### Set exercise
Using the material below, repeat exactly the lines from the one with "Convert this chart" through the one with "from matplotlib.ticker import", ends included, without any images.

Charts and diagrams as code
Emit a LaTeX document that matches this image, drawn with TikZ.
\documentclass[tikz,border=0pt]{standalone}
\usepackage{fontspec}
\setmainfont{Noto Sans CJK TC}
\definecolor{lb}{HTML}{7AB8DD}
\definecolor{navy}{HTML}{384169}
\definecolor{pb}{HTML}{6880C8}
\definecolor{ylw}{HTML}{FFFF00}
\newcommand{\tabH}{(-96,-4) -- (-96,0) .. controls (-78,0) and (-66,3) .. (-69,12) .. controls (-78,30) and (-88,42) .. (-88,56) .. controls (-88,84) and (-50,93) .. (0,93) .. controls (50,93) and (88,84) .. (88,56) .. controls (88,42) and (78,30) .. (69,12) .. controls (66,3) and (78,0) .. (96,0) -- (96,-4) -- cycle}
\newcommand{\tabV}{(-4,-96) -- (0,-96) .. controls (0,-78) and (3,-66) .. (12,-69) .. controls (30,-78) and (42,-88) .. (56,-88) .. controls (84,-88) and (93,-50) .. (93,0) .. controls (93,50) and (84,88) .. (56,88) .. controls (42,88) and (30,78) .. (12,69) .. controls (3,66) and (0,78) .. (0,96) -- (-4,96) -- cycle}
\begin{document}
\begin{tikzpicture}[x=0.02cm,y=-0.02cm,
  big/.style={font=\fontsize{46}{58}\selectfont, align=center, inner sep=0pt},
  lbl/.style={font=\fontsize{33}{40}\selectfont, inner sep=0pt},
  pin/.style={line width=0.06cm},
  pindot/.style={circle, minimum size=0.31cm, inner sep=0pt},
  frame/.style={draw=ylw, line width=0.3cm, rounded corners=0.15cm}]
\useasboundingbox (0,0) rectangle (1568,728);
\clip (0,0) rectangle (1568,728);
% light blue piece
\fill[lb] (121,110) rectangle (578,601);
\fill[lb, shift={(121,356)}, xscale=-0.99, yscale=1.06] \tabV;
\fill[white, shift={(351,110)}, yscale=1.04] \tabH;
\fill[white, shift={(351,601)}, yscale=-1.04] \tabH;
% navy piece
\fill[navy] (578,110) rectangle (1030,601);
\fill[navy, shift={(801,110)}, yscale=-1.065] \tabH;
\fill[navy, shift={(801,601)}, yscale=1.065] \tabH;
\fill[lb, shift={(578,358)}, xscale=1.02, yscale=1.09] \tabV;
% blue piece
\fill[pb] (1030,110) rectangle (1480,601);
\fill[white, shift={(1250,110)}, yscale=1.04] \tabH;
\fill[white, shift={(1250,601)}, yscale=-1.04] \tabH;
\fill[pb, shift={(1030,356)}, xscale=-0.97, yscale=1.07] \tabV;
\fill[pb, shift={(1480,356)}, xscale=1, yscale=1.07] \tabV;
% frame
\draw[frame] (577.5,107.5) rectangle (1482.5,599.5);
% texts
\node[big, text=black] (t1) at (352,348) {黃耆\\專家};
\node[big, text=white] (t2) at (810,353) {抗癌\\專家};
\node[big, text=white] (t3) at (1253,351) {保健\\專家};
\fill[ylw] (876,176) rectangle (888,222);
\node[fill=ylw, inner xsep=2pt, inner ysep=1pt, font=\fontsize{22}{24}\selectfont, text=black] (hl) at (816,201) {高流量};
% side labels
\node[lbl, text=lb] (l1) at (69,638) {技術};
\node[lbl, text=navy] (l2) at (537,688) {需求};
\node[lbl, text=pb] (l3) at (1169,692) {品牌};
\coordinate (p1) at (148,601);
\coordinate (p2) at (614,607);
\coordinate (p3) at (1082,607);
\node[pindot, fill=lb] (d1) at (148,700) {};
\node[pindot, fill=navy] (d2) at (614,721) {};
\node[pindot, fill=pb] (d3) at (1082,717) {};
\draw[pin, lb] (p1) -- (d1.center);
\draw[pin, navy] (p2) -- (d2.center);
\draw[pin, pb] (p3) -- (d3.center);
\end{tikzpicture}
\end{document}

--

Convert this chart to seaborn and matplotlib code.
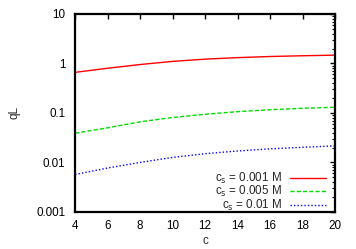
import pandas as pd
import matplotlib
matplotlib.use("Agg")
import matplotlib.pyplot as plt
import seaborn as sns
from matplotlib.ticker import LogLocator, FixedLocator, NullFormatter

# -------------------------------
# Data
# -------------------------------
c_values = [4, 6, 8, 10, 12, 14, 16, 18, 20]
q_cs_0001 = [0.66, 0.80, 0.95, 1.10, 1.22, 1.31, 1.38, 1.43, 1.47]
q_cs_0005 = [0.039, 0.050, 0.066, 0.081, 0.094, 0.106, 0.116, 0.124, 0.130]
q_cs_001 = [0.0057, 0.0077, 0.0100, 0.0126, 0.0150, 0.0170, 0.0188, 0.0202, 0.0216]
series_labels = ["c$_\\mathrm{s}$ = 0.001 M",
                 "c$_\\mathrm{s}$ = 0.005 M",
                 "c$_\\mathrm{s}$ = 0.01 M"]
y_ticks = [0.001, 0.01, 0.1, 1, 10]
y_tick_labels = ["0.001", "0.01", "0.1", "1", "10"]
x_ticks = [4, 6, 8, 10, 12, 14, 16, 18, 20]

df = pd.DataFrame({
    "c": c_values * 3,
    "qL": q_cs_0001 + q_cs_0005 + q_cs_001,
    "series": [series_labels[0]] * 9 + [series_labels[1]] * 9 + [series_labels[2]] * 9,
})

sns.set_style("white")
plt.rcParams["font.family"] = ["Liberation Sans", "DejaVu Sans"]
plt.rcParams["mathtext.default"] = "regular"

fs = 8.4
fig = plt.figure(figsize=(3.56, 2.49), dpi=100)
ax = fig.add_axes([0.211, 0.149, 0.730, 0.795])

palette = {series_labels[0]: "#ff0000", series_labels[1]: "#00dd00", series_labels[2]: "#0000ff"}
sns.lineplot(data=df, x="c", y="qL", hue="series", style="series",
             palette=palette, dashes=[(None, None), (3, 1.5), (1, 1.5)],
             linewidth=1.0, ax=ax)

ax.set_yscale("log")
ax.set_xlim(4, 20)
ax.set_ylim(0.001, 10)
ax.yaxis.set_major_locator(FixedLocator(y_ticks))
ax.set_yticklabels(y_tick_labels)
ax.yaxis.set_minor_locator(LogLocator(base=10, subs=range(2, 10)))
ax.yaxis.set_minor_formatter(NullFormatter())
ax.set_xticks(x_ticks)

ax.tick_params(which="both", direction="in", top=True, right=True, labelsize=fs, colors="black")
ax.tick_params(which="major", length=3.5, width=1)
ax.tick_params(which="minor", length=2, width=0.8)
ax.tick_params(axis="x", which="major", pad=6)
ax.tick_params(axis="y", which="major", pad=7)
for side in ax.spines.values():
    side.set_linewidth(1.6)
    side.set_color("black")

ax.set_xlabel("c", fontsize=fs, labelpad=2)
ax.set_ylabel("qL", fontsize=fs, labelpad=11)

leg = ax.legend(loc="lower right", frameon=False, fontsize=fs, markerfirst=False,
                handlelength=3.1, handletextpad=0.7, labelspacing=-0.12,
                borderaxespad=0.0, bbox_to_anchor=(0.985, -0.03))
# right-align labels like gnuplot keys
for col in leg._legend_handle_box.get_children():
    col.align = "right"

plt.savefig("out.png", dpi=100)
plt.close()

### Solution for this task
Convert this chart to seaborn and matplotlib code.
import pandas as pd
import matplotlib
matplotlib.use("Agg")
import matplotlib.pyplot as plt
import seaborn as sns
from matplotlib.ticker import LogLocator, FixedLocator, NullFormatter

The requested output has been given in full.